What is required:
Copy only what lies from the line containing "Write the matplotlib code for this chart." through the line containing "ax = fig.add_axes([0.1033, 0.175, 0.905, 0.786])" in the entries below, keeping both end lines exact and dropping every picture.

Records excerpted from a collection
● ● ● ●

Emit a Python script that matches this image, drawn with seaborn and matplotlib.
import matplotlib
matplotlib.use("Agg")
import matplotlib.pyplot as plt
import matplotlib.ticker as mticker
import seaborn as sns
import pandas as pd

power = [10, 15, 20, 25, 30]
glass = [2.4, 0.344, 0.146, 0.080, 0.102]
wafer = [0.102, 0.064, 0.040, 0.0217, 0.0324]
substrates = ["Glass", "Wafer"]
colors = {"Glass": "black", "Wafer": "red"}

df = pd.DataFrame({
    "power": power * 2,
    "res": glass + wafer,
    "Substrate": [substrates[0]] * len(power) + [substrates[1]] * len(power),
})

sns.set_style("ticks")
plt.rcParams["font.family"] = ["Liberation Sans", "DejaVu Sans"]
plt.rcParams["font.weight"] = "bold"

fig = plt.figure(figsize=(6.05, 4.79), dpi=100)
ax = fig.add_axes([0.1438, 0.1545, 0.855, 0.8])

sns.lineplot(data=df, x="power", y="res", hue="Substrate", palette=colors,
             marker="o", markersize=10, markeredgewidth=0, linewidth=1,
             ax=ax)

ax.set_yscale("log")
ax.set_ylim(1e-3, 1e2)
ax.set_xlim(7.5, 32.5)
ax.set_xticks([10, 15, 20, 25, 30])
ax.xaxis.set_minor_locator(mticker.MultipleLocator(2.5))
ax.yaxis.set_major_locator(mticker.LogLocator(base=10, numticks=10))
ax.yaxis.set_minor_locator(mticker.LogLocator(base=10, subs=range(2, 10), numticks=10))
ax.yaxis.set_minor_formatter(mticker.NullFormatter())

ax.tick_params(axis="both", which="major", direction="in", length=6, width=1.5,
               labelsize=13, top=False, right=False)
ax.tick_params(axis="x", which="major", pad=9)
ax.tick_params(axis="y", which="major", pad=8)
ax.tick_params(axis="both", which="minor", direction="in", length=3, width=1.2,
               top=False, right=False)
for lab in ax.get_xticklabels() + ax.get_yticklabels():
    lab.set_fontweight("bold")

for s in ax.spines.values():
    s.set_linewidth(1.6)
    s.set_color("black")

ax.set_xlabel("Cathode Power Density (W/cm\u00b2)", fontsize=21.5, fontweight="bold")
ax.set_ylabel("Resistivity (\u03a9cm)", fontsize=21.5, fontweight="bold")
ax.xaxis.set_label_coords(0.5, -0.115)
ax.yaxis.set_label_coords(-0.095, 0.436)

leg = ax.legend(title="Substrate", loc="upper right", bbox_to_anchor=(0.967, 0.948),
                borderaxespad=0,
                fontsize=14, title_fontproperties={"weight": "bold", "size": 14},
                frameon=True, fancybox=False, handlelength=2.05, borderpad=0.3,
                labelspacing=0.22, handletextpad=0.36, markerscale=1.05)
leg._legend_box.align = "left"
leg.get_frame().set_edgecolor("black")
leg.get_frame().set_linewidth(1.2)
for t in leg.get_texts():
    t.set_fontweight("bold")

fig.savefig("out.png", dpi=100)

● ● ● ●

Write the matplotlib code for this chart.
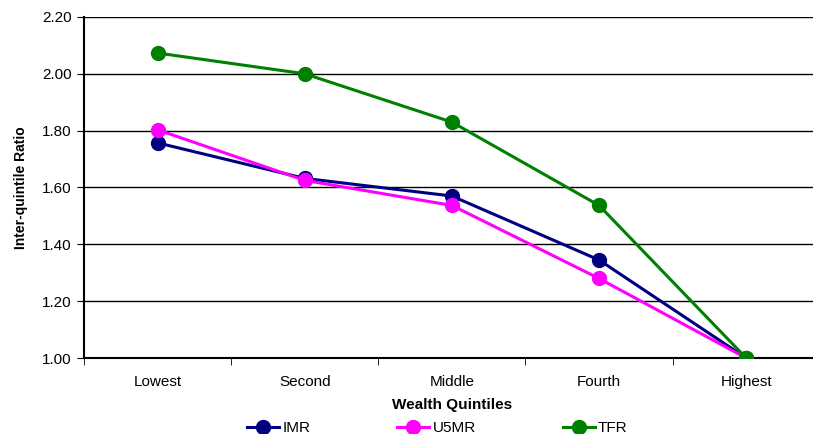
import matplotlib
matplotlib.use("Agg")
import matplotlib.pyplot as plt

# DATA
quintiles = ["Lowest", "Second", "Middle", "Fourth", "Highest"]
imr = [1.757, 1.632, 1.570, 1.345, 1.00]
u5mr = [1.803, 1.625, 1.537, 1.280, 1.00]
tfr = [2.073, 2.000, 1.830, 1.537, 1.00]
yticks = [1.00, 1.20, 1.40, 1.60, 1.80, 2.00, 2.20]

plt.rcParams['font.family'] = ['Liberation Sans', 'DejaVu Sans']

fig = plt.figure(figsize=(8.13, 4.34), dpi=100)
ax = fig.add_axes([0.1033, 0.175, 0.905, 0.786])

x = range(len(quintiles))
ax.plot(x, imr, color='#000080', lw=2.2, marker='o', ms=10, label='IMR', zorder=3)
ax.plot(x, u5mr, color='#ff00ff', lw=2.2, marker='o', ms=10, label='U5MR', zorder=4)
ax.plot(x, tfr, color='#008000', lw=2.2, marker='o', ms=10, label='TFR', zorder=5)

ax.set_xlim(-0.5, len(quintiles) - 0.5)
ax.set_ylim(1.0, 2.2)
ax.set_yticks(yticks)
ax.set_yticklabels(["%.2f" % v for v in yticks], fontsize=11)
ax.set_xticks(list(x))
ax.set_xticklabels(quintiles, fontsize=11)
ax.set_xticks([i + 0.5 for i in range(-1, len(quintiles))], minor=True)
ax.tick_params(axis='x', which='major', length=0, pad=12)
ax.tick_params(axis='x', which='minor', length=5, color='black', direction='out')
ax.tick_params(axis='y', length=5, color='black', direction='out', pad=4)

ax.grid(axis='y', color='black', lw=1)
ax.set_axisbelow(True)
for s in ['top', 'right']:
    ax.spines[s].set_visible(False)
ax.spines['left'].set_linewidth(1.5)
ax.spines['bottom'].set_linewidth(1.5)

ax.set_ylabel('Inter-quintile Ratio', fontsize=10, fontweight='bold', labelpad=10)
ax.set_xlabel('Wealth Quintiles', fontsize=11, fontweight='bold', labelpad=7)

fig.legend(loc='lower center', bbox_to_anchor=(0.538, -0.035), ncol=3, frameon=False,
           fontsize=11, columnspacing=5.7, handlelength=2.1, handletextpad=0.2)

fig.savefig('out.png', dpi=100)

● ● ● ●

Solution for this exercise:
Write the matplotlib code for this chart.
import matplotlib
matplotlib.use("Agg")
import matplotlib.pyplot as plt

# DATA
quintiles = ["Lowest", "Second", "Middle", "Fourth", "Highest"]
imr = [1.757, 1.632, 1.570, 1.345, 1.00]
u5mr = [1.803, 1.625, 1.537, 1.280, 1.00]
tfr = [2.073, 2.000, 1.830, 1.537, 1.00]
yticks = [1.00, 1.20, 1.40, 1.60, 1.80, 2.00, 2.20]

plt.rcParams['font.family'] = ['Liberation Sans', 'DejaVu Sans']

fig = plt.figure(figsize=(8.13, 4.34), dpi=100)
ax = fig.add_axes([0.1033, 0.175, 0.905, 0.786])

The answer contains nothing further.